Annulations massives de réservations et lourdes pertes, chômage technique avant licenciement, psychose nourrie par une communication défaillante… à la Réunion, le chikungunya ébranle l’économie locale. Le secteur touristique, moteur de l’île, n’est pas le seul concerné.
Par Ann Douala
Paradis en détresse. Depuis le 23 janvier dernier, les hôteliers estiment avoir perdu près de 500 000 euros et prévoient une baisse d’activité de 70 % pour le premier trimestre 2006 à cause de l’épidémie de chikungunya. « Jusqu’ici, il y avait eu peu d’annulations sur les départs prévus, mais nous observons maintenant une chute de l’ordre de 30 à 40 % des réservations », s’inquiète René-Marc Chikli, président de l’association des tour-opérateurs Ceto. « Il y a eu au début quelques rares annulations et quelques reports, mais le préjudice va surtout porter sur les ventes à venir, et cela peut durer quelques mois », poursuit-il.

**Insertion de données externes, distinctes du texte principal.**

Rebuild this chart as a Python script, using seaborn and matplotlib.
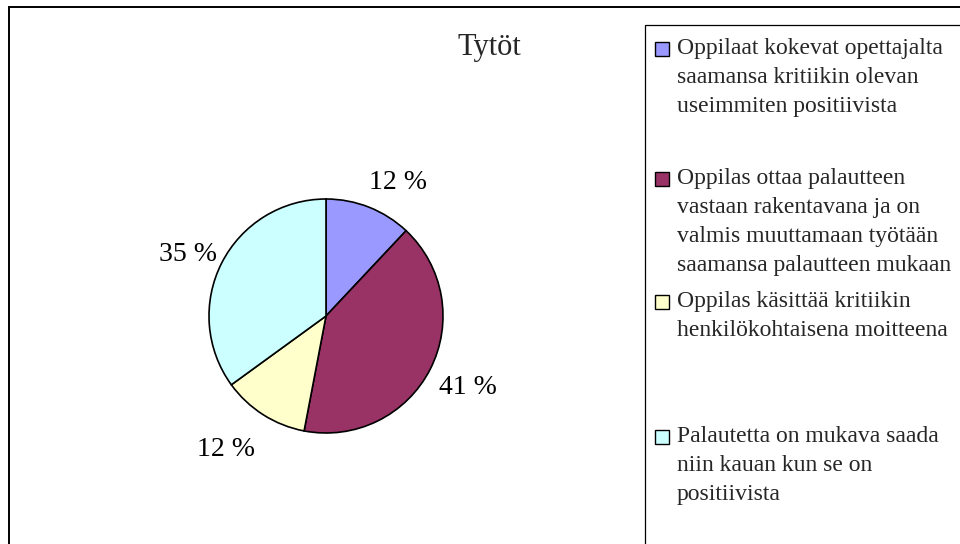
import matplotlib
matplotlib.use('Agg')
import matplotlib.pyplot as plt
from matplotlib.patches import Rectangle
import seaborn as sns

# data
categories = [
    'Oppilaat kokevat opettajalta\nsaamansa kritiikin olevan\nuseimmiten positiivista',
    'Oppilas ottaa palautteen\nvastaan rakentavana ja on\nvalmis muuttamaan työtään\nsaamansa palautteen mukaan',
    'Oppilas käsittää kritiikin\nhenkilökohtaisena moitteena',
    'Palautetta on mukava saada\nniin kauan kun se on\npositiivista',
]
values = [12, 41, 12, 35]
colors = ['#9999FF', '#993366', '#FFFFCC', '#CCFFFF']
title = 'Tytöt'

sns.set_theme(style='white')
plt.rcParams['font.family'] = ['Liberation Serif', 'DejaVu Serif']

W, H = 960, 544
fig = plt.figure(figsize=(W / 100, H / 100), dpi=100)

# pie axes: centre (326, 316) px, radius 117 px, pie limits +-1.25
cx, cy, r = 326, 316, 117
half = 1.25 * r
ax = fig.add_axes([(cx - half) / W, (H - cy - half) / H, 2 * half / W, 2 * half / H])
wedges, texts, autotexts = ax.pie(
    values, colors=colors, startangle=90, counterclock=False,
    autopct=lambda p: '%.0f %%' % p, pctdistance=1.33,
    wedgeprops=dict(edgecolor='black', linewidth=1.2),
    textprops=dict(fontsize=20, color='black'))
ax.set_xlim(-1.25, 1.25)
ax.set_ylim(-1.25, 1.25)

# small nudges so the labels sit like the reference (pixels: right, down)
nudges = [(15, 11), (3, 1), (-17, 2), (1, 9)]
for t, (dx, dy) in zip(autotexts, nudges):
    x, y = t.get_position()
    t.set_position((x + dx / r, y - dy / r))

fig.text(489 / W, 1 - 48 / H, title, fontsize=22, ha='center', va='center')

# outer chart border and legend box (both run past the image edge)
fig.patches.append(Rectangle((9 / W, -0.1), 1.2, 1 - 7 / H + 0.1, transform=fig.transFigure,
                             fill=False, edgecolor='black', linewidth=1.4))
fig.patches.append(Rectangle((645 / W, -0.1), 1.2, 1 - 25 / H + 0.1, transform=fig.transFigure,
                             fill=False, edgecolor='black', linewidth=0.9))

# legend entries
baselines = [55, 185, 308, 443]
for lab, col, yb in zip(categories, colors, baselines):
    fig.patches.append(Rectangle((655 / W, 1 - (yb - 6 + 7) / H), 14 / W, 14 / H,
                                 transform=fig.transFigure, facecolor=col,
                                 edgecolor='black', linewidth=1.0))
    fig.text(677 / W, 1 - (yb - 17) / H, lab, fontsize=17, ha='left', va='top',
             linespacing=1.5)

plt.savefig('out.png', dpi=100)
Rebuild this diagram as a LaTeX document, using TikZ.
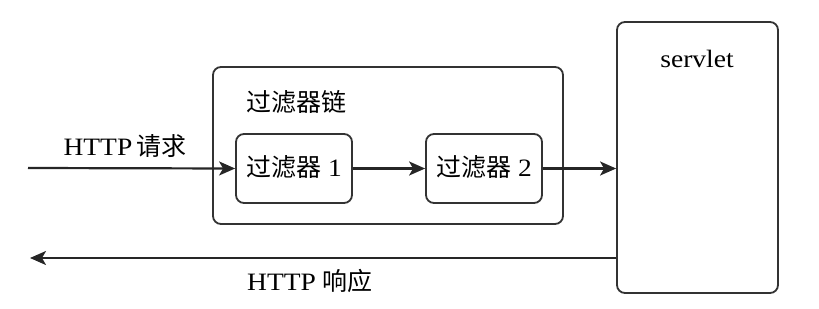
\documentclass[tikz,border=0pt]{standalone}
\usepackage{fontspec}
\setmainfont{Liberation Serif}[FakeStretch=1.1]
\newfontfamily\cjk{Noto Sans CJK SC}
\usetikzlibrary{arrows.meta}
\begin{document}
\begin{tikzpicture}[x=1pt,y=-1pt,
  box/.style={draw=black!80, line width=1.8pt, rounded corners=8pt, inner sep=0pt},
  lbl/.style={inner sep=0pt, font=\fontsize{25}{28}\selectfont},
  conn/.style={draw=black!85, line width=2.2pt, -{Stealth[length=16pt,width=14pt,inset=4pt]}}]
\useasboundingbox (0,0) rectangle (819,308);
\node[box, minimum width=350pt, minimum height=157pt] (chain) at (388,145.5) {};
\node[box, minimum width=116pt, minimum height=69pt] (f1) at (294,168.5) {};
\node[box, minimum width=116pt, minimum height=69pt] (f2) at (484,168.5) {};
\node[box, minimum width=161pt, minimum height=271pt] (srv) at (697.5,157.5) {};
\node[lbl] (t1) at (294,167) {{\cjk 过滤器} 1};
\node[lbl] (t2) at (484,167) {{\cjk 过滤器} 2};
\node[lbl] (tc) at (296,102) {\cjk 过滤器链};
\node[lbl] (ts) at (697,59) {servlet};
\node[lbl] (req) at (125,146) {HTTP\,{\cjk 请求}};
\node[lbl] (resp) at (310,281) {HTTP {\cjk 响应}};
\coordinate (in) at (28,168);
\coordinate (out) at (30,258);
\draw[conn] (in) -- (f1.west);
\draw[conn] (f1.east) -- (f2.west);
\draw[conn] (f2.east) -- (f2.east -| srv.west);
\draw[conn] (srv.west |- out) -- (out);
\end{tikzpicture}
\end{document}
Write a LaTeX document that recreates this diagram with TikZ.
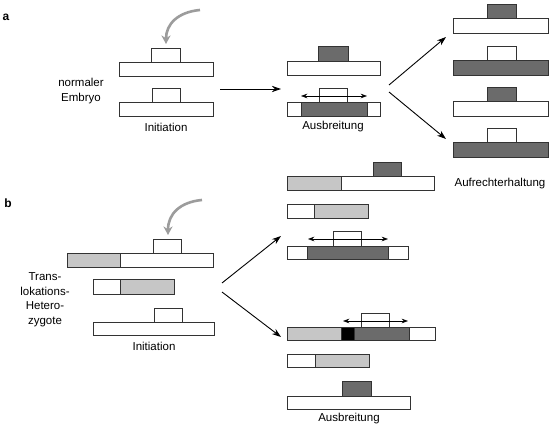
\documentclass[tikz,border=0pt]{standalone}
\usepackage{fontspec}
\setmainfont{Liberation Sans}
\usetikzlibrary{arrows.meta}
\definecolor{ink}{HTML}{333333}
\definecolor{darkseg}{HTML}{6B6B6B}
\definecolor{lightseg}{HTML}{C6C6C6}
\definecolor{curlgray}{HTML}{9C9C9C}
\tikzset{
  seg/.style={draw=ink,line width=1pt},
  lbl/.style={align=center,inner sep=0pt,font=\fontsize{11.5}{14.5}\selectfont},
  panellbl/.style={inner sep=0pt,font=\fontsize{12}{14}\selectfont\bfseries},
  fwd/.style={-{Stealth[length=3.2mm,width=2.2mm]},line width=0.9pt,draw=black},
  spread/.style={{Stealth[length=2.2mm,width=1.6mm]}-{Stealth[length=2.2mm,width=1.6mm]},
                 line width=0.6pt,draw=black},
  curl/.style={-{Stealth[length=3mm,width=3.2mm]},line width=2.6pt,draw=curlgray}
}
\begin{document}
\begin{tikzpicture}[x=1pt,y=-1pt]
    \path[use as bounding box,fill=white] (0,0) rectangle (560,427);
    % panel a
    \node[panellbl] (pa) at (6,17) {a};
    \draw[curl] (200,10) .. controls (178,12) and (166,24) .. (166,44);
    \draw[seg,fill=white] (151,49) rectangle (180,63);
    \draw[seg,fill=white] (119,63) rectangle (213,77);
    \draw[seg,fill=white] (152,89) rectangle (180,103);
    \draw[seg,fill=white] (119,103) rectangle (213,117);
    \node[lbl] (normal) at (81,91) {normaler\\Embryo};
    \node[lbl] (initA) at (166,127) {Initiation};
    \coordinate (initAout) at (220,89);
    \coordinate (spreadAin) at (281,89);
    \draw[fwd] (initAout) -- (spreadAin);
    % spreading, normal embryo
    \draw[seg,fill=darkseg] (318,47) rectangle (348,62);
    \draw[seg,fill=white] (287,62) rectangle (380,76);
    \draw[seg,fill=white] (287,103) rectangle (380,117);
    \draw[seg,fill=darkseg] (301,103) rectangle (367,117);
    \draw[seg,fill=white] (319,89) rectangle (347,103);
    \coordinate (sprAl) at (301,96);
    \coordinate (sprAr) at (367,96);
    \draw[spread] (sprAl) -- (sprAr);
    \node[lbl] (spreadA) at (333,127) {Ausbreitung};
    \coordinate (forkA) at (389,85);
    \coordinate (forkAlow) at (389,92);
    \coordinate (keepAtop) at (446,37);
    \coordinate (keepAbot) at (446,139);
    \draw[fwd] (forkA) -- (keepAtop);
    \draw[fwd] (forkAlow) -- (keepAbot);
    % maintenance
    \foreach \yy/\tfill/\bfill in {5/darkseg/white, 47/white/darkseg,
                                   88/darkseg/white, 129/white/darkseg}{
      \draw[seg,fill=\tfill] (487,\yy) rectangle (516,\yy+14);
      \draw[seg,fill=\bfill] (453,\yy+14) rectangle (548,\yy+29);
    }
    \node[lbl] (keepA) at (500,184) {Aufrechterhaltung};
    % panel b
    \node[panellbl] (pb) at (8,203) {b};
    \draw[curl] (202,200) .. controls (180,202) and (168,214) .. (168,235);
    \draw[seg,fill=white] (153,240) rectangle (181,254);
    \draw[seg,fill=lightseg] (67,254) rectangle (120,268);
    \draw[seg,fill=white] (120,254) rectangle (213,268);
    \draw[seg,fill=white] (93,280) rectangle (120,295);
    \draw[seg,fill=lightseg] (120,280) rectangle (174,295);
    \draw[seg,fill=white] (154,309) rectangle (182,323);
    \draw[seg,fill=white] (93,323) rectangle (214,336);
    \node[lbl] (hetero) at (45,299.5) {Trans-\\lokations-\\Hetero-\\zygote};
    \node[lbl] (initB) at (154,346) {Initiation};
    \coordinate (forkB) at (222,283);
    \coordinate (forkBlow) at (222,292);
    \coordinate (sprBtop) at (281,236);
    \coordinate (sprBbot) at (281,337);
    \draw[fwd] (forkB) -- (sprBtop);
    \draw[fwd] (forkBlow) -- (sprBbot);
    % spreading, heterozygote
    \draw[seg,fill=darkseg] (373,163) rectangle (401,177);
    \draw[seg,fill=lightseg] (287,177) rectangle (341,191);
    \draw[seg,fill=white] (341,177) rectangle (434,191);
    \draw[seg,fill=white] (287,205) rectangle (314,219);
    \draw[seg,fill=lightseg] (314,205) rectangle (368,219);
    \draw[seg,fill=white] (287,247) rectangle (408,260);
    \draw[seg,fill=darkseg] (307,247) rectangle (388,260);
    \draw[seg,fill=white] (333,232) rectangle (361,247);
    \coordinate (sprBl) at (308,239);
    \coordinate (sprBr) at (388,239);
    \draw[spread] (sprBl) -- (sprBr);
    \draw[seg,fill=lightseg] (287,328) rectangle (341,341);
    \draw[seg,fill=black] (341,328) rectangle (354,341);
    \draw[seg,fill=darkseg] (354,328) rectangle (409,341);
    \draw[seg,fill=white] (409,328) rectangle (435,341);
    \draw[seg,fill=white] (361,314) rectangle (389,328);
    \coordinate (sprCl) at (343,321);
    \coordinate (sprCr) at (408,321);
    \draw[spread] (sprCl) -- (sprCr);
    \draw[seg,fill=white] (287,355) rectangle (315,368);
    \draw[seg,fill=lightseg] (315,355) rectangle (369,368);
    \draw[seg,fill=darkseg] (342,382) rectangle (371,397);
    \draw[seg,fill=white] (287,397) rectangle (410,410);
    \node[lbl] (spreadB) at (349,419) {Ausbreitung};
\end{tikzpicture}
\end{document}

Le gage de « sécurité » mis à mal
Au désespoir des professionnels, la durée de l’épidémie demeure une grande inconnue. « Pour l’instant, ça va. Mais avec l’augmentation des cas et leur durée, la situation pourrait devenir critique », explique M. Botzon, de l’hôtel Les Créoles, situé à l’ouest de l’île. Selon Philippe Fabing, ancien directeur général de l’institut de sondage et de statistiques Ipsos, si l’épidémie devait s’installer plus durablement et sur un nombre de cas significatif, elle nuirait à un des atouts majeurs de la Réunion en termes d’attractivité touristique et économique : la sécurité. Des études menées ont permis d’évaluer en quoi ce caractère de sécurité est essentiel pour un nombre important de touristes ou d’investisseurs métropolitains. « Si la maladie devait durer, les stratégies de développement économique de la Réunion et les objectifs de communication dépendraient de sa virulence : on ne gérera pas de la même façon 500, 5 000 ou 50 000 cas annuels », a-t-il déclaré à Clicanoo, un quotidien local.
Le BTP aussi…
A l’instar du secteur hôtelier, de nombreuses Petites et Moyennes Entreprises (PME) réunionnaises souffrent de l’épidémie de chikungunya, les salariés en arrêts maladie et l’absentéisme ralentissant leurs activités. Par exemple, dans le secteur du bâtiment, Jean-Marie Le Bourvellec, président de la FRBTP (Fédération réunionnaise du bâtiment et des travaux publics), affirme que 60 % des entreprises de son secteur ont subi de 8 à 69 jours d’arrêts de travail. Pour l’heure, 850 salariés sur 19 000 (7% de l’effectif) sont absents. Le président estime les pertes quotidiennes dans le BTP à 200 000 euros par jour, soit 50 millions d’euros sur l’année, si l’épidémie ne persiste pas. Pour le secrétaire général des affaires régionales, Jean Ballandras, la catastrophe est à venir, les annulations en cascades auxquels sont confrontés les différents secteurs d’activités pouvant déboucher sur des licenciements.
Communication chaotique
« La médiatisation du phénomène chikungunya risque de décourager les intentions de voyage », juge Gérard Ethève, président de la compagnie aérienne Air Austral, interrogé par Clicanoo. Les communications contradictoires qui ont court dans l’hexagone font douter les touristes potentiels et nourrissent la psychose dans l’île. Laissant peu de place à une explication claire et officielle, le bilan de la maladie fait les gros titres de la presse et le jeu de la surenchère des journaux télévisés. Les chiffres sont en constante augmentation. Jour après jour, depuis mars 2005, date de l’apparition du chikungunya sur l’île de la Réunion, 70 000 personnes ont été touchées – dont 20 000 dans la première semaine de février.
Le Chikungunya, virus transmis par l’aedes albopictus, moustique à pattes tigrées, entraîne des fièvres et des paralysies articulaires chez la majorité des malades ; vingt-cinq décès sont imputables de manière indirecte au virus, dont un nourrisson de quatre semaines. Habituellement présent en Afrique de l’Est, il connaît une forte croissance à la Réunion depuis décembre et le début de l’été austral.